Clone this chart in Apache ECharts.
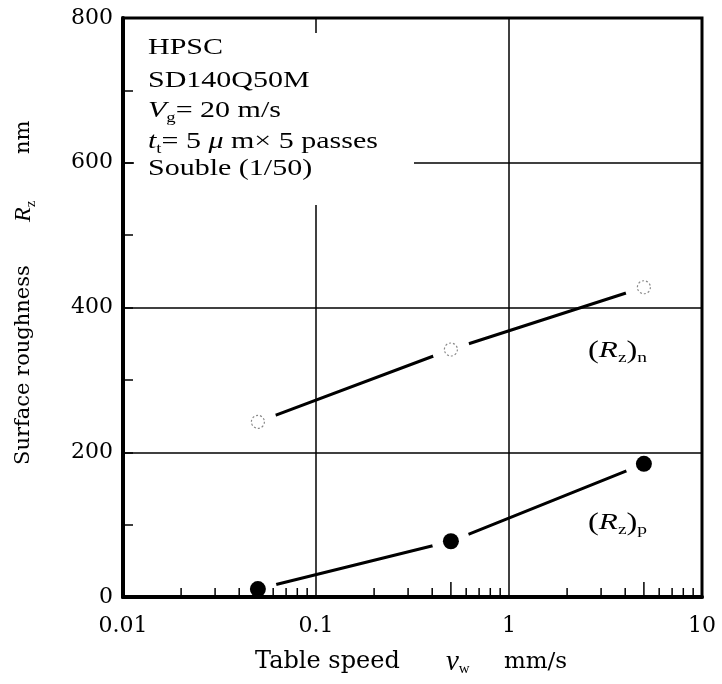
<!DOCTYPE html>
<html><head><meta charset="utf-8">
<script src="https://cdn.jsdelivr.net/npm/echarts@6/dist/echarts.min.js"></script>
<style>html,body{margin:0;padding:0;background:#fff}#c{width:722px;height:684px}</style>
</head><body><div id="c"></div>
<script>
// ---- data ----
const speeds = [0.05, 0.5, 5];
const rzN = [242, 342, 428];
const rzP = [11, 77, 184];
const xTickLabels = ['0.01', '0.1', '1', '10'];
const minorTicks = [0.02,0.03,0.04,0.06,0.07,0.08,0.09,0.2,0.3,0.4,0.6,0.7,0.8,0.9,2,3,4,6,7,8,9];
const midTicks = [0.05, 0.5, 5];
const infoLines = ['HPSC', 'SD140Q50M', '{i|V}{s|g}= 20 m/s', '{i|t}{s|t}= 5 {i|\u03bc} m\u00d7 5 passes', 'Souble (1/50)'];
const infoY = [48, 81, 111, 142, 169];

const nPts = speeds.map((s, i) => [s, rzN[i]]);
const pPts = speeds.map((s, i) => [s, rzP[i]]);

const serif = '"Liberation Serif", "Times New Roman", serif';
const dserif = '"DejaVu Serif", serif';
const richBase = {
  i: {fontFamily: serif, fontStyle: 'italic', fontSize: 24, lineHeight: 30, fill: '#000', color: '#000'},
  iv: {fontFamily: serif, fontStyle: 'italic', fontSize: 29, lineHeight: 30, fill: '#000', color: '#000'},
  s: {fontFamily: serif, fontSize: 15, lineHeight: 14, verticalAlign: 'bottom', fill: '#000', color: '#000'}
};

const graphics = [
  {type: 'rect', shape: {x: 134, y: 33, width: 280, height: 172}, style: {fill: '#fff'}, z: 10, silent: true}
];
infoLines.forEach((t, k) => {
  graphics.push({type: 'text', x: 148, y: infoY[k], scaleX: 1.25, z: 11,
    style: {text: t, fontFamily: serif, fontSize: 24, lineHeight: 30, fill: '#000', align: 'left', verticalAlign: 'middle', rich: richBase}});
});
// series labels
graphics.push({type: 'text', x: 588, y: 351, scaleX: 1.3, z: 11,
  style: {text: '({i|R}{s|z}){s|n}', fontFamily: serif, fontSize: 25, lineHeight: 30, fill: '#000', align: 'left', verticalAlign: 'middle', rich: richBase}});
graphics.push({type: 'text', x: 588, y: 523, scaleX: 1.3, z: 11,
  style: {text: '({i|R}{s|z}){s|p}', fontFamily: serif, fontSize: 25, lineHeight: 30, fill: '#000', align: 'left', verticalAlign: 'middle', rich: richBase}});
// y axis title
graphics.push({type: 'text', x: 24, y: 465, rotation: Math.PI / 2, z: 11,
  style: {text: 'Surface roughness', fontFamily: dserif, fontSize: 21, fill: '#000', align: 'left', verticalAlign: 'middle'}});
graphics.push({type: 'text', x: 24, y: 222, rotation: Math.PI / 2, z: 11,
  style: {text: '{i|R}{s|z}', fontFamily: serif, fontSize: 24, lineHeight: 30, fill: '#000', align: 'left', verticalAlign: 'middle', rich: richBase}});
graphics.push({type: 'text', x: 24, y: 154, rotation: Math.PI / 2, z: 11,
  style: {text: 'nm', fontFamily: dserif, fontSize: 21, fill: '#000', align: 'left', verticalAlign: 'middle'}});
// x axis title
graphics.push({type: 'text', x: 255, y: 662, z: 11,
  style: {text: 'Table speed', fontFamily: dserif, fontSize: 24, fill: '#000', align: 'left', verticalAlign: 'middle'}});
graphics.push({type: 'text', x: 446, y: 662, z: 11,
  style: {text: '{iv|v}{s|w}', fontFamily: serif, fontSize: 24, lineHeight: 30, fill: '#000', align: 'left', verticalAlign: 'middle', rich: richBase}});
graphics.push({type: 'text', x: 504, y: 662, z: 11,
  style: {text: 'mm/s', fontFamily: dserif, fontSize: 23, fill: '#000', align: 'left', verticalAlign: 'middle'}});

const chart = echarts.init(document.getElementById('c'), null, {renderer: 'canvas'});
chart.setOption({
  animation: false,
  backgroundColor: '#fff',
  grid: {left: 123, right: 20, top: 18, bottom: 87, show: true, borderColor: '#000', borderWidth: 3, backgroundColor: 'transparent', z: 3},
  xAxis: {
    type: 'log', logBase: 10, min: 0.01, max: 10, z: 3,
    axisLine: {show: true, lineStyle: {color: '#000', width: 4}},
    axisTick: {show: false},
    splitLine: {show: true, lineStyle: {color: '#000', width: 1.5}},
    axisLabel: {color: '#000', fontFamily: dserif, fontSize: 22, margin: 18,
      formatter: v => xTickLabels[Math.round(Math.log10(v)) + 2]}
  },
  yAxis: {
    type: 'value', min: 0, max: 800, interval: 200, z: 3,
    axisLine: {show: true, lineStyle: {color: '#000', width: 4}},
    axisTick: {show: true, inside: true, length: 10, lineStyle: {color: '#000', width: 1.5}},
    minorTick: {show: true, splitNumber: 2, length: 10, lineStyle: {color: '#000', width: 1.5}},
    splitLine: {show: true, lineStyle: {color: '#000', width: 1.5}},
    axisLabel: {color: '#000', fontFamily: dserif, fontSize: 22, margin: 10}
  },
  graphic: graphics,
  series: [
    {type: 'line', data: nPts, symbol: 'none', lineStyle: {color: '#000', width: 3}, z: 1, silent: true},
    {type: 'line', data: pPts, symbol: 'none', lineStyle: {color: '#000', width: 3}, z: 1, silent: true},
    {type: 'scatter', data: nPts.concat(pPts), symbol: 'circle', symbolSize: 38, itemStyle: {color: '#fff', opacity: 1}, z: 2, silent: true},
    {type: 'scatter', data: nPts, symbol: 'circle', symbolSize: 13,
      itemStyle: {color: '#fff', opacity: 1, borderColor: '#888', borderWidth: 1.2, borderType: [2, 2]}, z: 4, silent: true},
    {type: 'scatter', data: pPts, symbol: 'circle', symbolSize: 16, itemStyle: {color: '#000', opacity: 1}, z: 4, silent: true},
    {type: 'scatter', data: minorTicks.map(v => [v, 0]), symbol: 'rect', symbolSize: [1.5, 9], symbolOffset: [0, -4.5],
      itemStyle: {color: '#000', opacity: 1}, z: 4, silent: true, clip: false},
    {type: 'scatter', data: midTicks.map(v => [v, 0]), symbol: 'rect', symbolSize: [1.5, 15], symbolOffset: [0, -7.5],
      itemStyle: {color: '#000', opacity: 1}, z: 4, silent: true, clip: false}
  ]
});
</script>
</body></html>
* * *
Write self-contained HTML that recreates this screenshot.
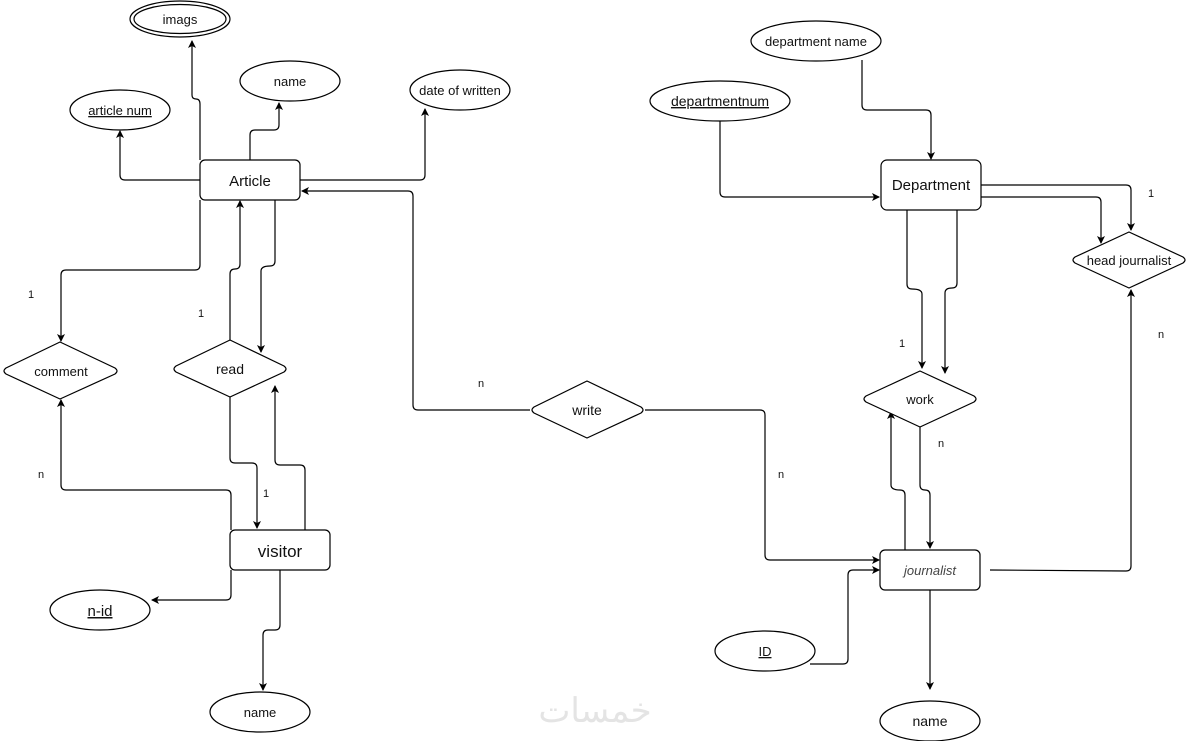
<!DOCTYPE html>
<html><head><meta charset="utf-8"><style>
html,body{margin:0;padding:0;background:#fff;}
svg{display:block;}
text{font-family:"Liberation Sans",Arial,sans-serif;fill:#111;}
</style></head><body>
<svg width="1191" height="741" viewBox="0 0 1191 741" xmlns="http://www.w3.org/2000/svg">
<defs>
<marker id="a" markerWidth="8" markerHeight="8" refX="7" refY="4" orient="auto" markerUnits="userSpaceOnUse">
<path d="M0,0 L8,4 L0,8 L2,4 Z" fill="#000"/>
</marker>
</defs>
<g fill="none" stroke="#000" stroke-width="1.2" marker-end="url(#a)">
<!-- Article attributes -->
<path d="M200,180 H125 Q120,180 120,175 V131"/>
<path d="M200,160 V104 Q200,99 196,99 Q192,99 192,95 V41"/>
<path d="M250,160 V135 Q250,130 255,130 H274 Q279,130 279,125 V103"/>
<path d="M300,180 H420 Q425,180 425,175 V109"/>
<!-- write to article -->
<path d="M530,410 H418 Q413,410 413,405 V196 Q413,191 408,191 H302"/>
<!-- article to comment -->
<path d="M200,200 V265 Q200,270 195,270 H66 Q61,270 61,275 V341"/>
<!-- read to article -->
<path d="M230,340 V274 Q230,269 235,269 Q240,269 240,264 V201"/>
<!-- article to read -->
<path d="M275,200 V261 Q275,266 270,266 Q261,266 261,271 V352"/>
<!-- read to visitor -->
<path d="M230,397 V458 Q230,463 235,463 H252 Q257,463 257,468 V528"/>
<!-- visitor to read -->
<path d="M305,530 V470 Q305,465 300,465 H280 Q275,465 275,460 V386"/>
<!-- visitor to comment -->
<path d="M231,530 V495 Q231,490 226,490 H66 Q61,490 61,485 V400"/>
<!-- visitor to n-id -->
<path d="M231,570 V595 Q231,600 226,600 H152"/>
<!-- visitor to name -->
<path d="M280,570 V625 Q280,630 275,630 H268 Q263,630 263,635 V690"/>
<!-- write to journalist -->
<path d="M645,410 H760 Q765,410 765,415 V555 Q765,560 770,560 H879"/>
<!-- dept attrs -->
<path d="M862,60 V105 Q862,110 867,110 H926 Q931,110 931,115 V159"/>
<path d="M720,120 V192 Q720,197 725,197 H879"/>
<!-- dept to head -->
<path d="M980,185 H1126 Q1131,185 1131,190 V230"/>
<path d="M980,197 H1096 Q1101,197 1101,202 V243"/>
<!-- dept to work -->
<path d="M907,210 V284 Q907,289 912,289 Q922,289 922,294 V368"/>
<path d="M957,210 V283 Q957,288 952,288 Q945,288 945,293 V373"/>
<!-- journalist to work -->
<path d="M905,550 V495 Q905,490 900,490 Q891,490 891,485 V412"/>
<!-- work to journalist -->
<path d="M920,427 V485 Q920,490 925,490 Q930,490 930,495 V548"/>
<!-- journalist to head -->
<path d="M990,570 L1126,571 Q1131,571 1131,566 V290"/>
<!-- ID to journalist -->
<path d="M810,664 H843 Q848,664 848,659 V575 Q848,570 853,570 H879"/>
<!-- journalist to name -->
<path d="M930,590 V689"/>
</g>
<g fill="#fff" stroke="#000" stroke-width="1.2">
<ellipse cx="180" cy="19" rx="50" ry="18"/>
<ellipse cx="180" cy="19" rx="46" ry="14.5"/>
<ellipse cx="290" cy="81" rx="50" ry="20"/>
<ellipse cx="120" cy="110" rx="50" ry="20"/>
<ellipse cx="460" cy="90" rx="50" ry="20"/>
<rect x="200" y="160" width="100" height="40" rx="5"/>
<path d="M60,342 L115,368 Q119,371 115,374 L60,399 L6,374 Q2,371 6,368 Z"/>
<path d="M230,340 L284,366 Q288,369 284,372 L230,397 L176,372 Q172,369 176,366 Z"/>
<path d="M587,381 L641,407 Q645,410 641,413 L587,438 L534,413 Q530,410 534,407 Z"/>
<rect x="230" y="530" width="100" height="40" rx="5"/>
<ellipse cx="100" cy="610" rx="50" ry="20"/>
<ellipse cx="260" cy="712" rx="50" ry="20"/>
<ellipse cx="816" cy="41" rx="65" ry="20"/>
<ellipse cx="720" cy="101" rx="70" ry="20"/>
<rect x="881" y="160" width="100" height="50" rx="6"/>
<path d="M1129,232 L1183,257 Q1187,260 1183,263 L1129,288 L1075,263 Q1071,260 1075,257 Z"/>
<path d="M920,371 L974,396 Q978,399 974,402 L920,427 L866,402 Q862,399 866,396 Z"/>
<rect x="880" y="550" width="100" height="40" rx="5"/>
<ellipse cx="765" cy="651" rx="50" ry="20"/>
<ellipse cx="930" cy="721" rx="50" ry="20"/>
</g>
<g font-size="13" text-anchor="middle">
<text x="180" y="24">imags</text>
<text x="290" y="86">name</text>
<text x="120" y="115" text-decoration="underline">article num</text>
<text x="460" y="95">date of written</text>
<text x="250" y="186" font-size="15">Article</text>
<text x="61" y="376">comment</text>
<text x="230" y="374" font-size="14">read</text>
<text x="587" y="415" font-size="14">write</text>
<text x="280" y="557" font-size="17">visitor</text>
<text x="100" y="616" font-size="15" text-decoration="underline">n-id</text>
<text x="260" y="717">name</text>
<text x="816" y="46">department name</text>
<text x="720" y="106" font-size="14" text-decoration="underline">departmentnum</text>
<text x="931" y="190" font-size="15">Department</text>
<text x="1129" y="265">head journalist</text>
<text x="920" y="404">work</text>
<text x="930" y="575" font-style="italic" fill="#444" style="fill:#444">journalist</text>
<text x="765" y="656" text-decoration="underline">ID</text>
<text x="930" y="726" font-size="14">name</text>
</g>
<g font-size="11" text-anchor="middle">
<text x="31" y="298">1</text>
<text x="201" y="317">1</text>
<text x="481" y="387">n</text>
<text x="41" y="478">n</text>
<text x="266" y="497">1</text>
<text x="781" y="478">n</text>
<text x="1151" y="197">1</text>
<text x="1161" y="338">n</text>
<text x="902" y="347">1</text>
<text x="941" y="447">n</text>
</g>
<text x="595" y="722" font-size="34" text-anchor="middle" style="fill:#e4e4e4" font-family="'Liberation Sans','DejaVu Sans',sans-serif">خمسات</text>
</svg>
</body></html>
--
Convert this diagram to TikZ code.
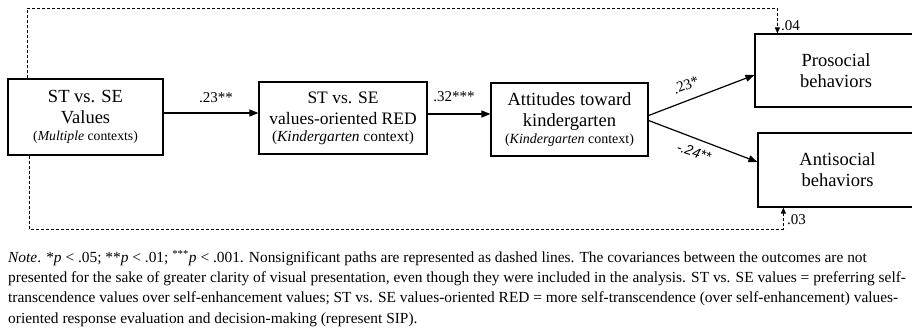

Set problem
Without any pictures, set down the lines from the one holding "Clone this chart in Apache ECharts." through the one holding "const infoY = [48, 81, 111, 142, 169];".

Exercise output
Clone this chart in Apache ECharts.
<!DOCTYPE html>
<html><head><meta charset="utf-8">
<script src="https://cdn.jsdelivr.net/npm/echarts@6/dist/echarts.min.js"></script>
<style>html,body{margin:0;padding:0;background:#fff}#c{width:722px;height:684px}</style>
</head><body><div id="c"></div>
<script>
// ---- data ----
const speeds = [0.05, 0.5, 5];
const rzN = [242, 342, 428];
const rzP = [11, 77, 184];
const xTickLabels = ['0.01', '0.1', '1', '10'];
const minorTicks = [0.02,0.03,0.04,0.06,0.07,0.08,0.09,0.2,0.3,0.4,0.6,0.7,0.8,0.9,2,3,4,6,7,8,9];
const midTicks = [0.05, 0.5, 5];
const infoLines = ['HPSC', 'SD140Q50M', '{i|V}{s|g}= 20 m/s', '{i|t}{s|t}= 5 {i|\u03bc} m\u00d7 5 passes', 'Souble (1/50)'];
const infoY = [48, 81, 111, 142, 169];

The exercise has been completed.